Varistor stands for a variable resistor. This electronic component is characterized by its resistance' changing depending on the size of the applied voltage. This characteristic allows the component to protect electronic devices from lightning surges and static electricity. It is made from a specific ceramic material and fabricated with an original processing technology allowing the product to offer an excellent protection effect against electrostatic charges. It can be used in a wide range of products, such as power supplies and high-speed signal lines. Among the chip varistor lineup, only the in-vehicle chip varistor conforms to AEC-Q200.
Varistors (ZNR Surge Absorber)
ZNR surge absorber is an electronic component that absorbs a harmful surge voltage to prevent the destruction of an electronic device.
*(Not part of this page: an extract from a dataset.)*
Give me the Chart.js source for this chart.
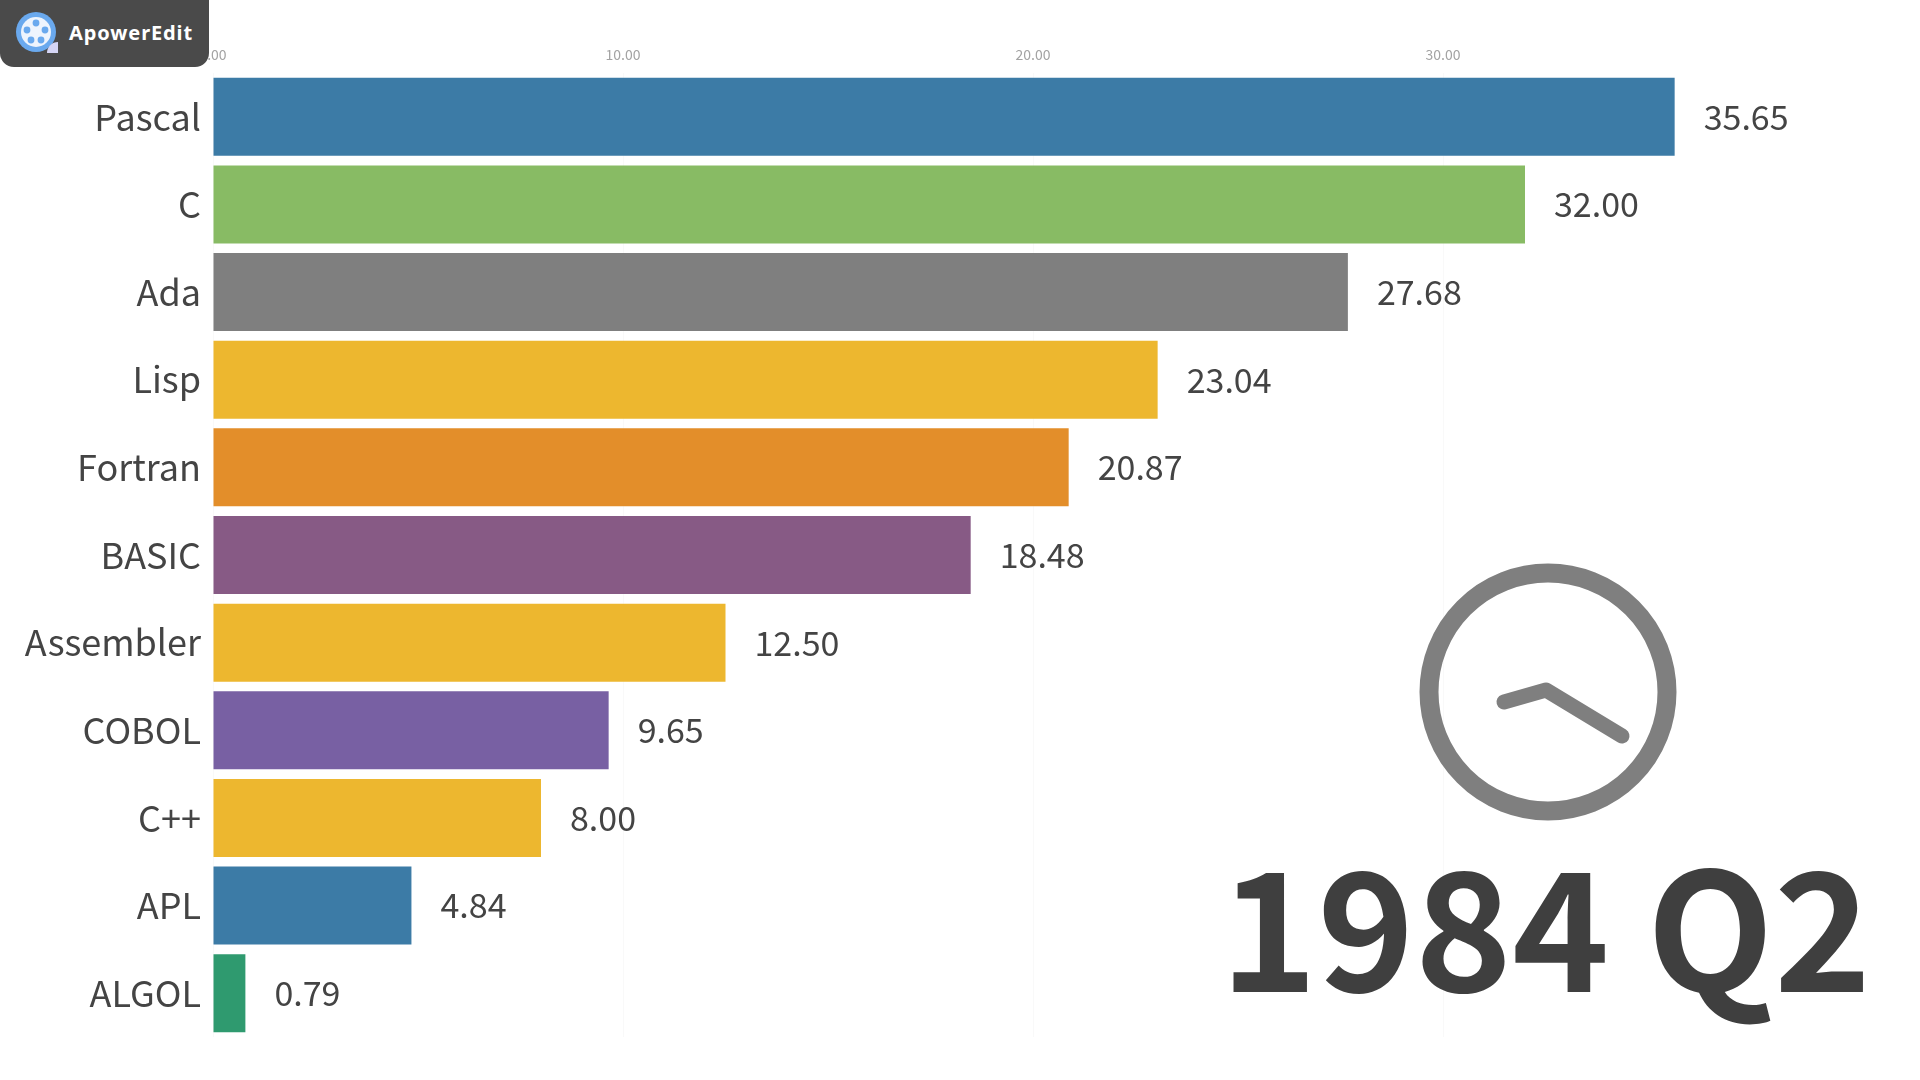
<!DOCTYPE html>
<html>
<head>
<meta charset="utf-8">
<style>
html,body{margin:0;padding:0;width:1920px;height:1080px;background:#fff;overflow:hidden;font-family:"Noto Sans CJK SC","Noto Sans",sans-serif}
#wrap{position:relative;width:1920px;height:1080px}
canvas{position:absolute;left:0;top:0}
#badge{position:absolute;left:0;top:0;width:209px;height:67px;background:#4a4a4a;border-radius:0 0 14px 14px}
#badge svg{position:absolute;left:16px;top:12px}
#badge span{position:absolute;left:69px;top:18px;font:700 20px/30px "Noto Sans",sans-serif;letter-spacing:.9px;color:#fff}
#period{position:absolute;left:1220px;top:821px;font:700 165px/200px "Noto Sans CJK SC",sans-serif;color:#3f3f3f;white-space:nowrap}
#clock{position:absolute;left:1400px;top:544px}
</style>
</head>
<body>
<div id="wrap">
<canvas id="c" width="1920" height="1080"></canvas>
<svg id="clock" width="300" height="300" viewBox="1400 544 300 300">
<circle cx="1548" cy="692" r="119" fill="none" stroke="#7f7f7f" stroke-width="19"/>
<polyline points="1504,702 1546,690 1622,736" fill="none" stroke="#7f7f7f" stroke-width="15" stroke-linejoin="round" stroke-linecap="round"/>
</svg>
<div id="period">1984 Q2</div>
<div id="badge">
<svg width="42" height="41" viewBox="0 0 42 41">
<ellipse cx="20" cy="20" rx="20" ry="20" fill="#6aa9ee"/>
<ellipse cx="20" cy="20" rx="15" ry="15" fill="#eef4fd"/>
<circle cx="20" cy="11" r="3.4" fill="#6aa9ee"/>
<circle cx="11" cy="18" r="3.4" fill="#6aa9ee"/>
<circle cx="29" cy="18" r="3.4" fill="#6aa9ee"/>
<circle cx="15" cy="28" r="3.4" fill="#6aa9ee"/>
<circle cx="25" cy="28" r="3.4" fill="#6aa9ee"/>
<path d="M31 41 A11 11 0 0 1 42 30 L42 41 Z" fill="#d5d5f5"/>
</svg>
<span>ApowerEdit</span>
</div>
</div>
<script src="https://cdn.jsdelivr.net/npm/chart.js@4"></script>
<script>
const languages = ["Pascal","C","Ada","Lisp","Fortran","BASIC","Assembler","COBOL","C++","APL","ALGOL"];
const shares = [35.65,32.00,27.68,23.04,20.87,18.48,12.50,9.65,8.00,4.84,0.79];
const barColors = ["#3c7ba6","#88bb64","#7f7f7f","#edb72f","#e38e2a","#875a85","#edb72f","#7860a3","#edb72f","#3c7ba6","#2f9a6f"];
const tickValues = [0,10,20,30];

const valueLabels = {
  id:"valueLabels",
  afterDatasetsDraw(chart){
    const ctx = chart.ctx, meta = chart.getDatasetMeta(0);
    ctx.save();
    ctx.font = '34px "Noto Sans CJK SC"';
    ctx.fillStyle = "#444";
    ctx.textAlign = "left";
    ctx.textBaseline = "middle";
    meta.data.forEach((bar,i)=>ctx.fillText(shares[i].toFixed(2), bar.x+29, bar.y));
    ctx.restore();
  }
};

Chart.defaults.font.family = '"Noto Sans CJK SC"';
new Chart(document.getElementById("c"),{
  type:"bar",
  data:{labels:languages,datasets:[{data:shares,backgroundColor:barColors,borderWidth:0,barPercentage:0.89,categoryPercentage:1}]},
  options:{
    indexAxis:"y",responsive:false,animation:false,
    layout:{padding:{left:0,right:108,top:0,bottom:43}},
    plugins:{legend:{display:false},tooltip:{enabled:false}},
    scales:{
      x:{position:"top",min:0,max:39,
        afterBuildTicks(s){s.ticks=tickValues.map(v=>({value:v}));},
        afterFit(s){s.height=73;},
        grid:{color:"rgba(0,0,0,0.025)",drawTicks:false,drawOnChartArea:true},border:{display:false},
        ticks:{padding:10,maxRotation:0,autoSkip:false,font:{size:14},color:"#a3a3a3",callback:v=>Number(v).toFixed(2)}},
      y:{afterFit(s){s.width=213;},
        grid:{display:false},border:{display:false},
        ticks:{padding:4,autoSkip:false,font:{size:36},color:"#444"}}
    }
  },
  plugins:[valueLabels]
});
</script>
</body>
</html>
A number of ZNR surge absorbers are incorporated in various devices/equipment, such as office equipment and cars. Among the ZNR surge absorber lineup is an SMD-type HF series which conforms to AEC-Q200.
AEC standards are international standards for ensuring the reliability of in-vehicle electronic components. AEC-Q200, which is included in the AEC standards, is the standard applied to passive components. These components must pass tests conducted under severe test conditions first before they are put on the market as products conforming to AEC-Q200. Panasonic offers a lot of components conforming to AEC-Q200, thus contributing to the development of in-vehicle products.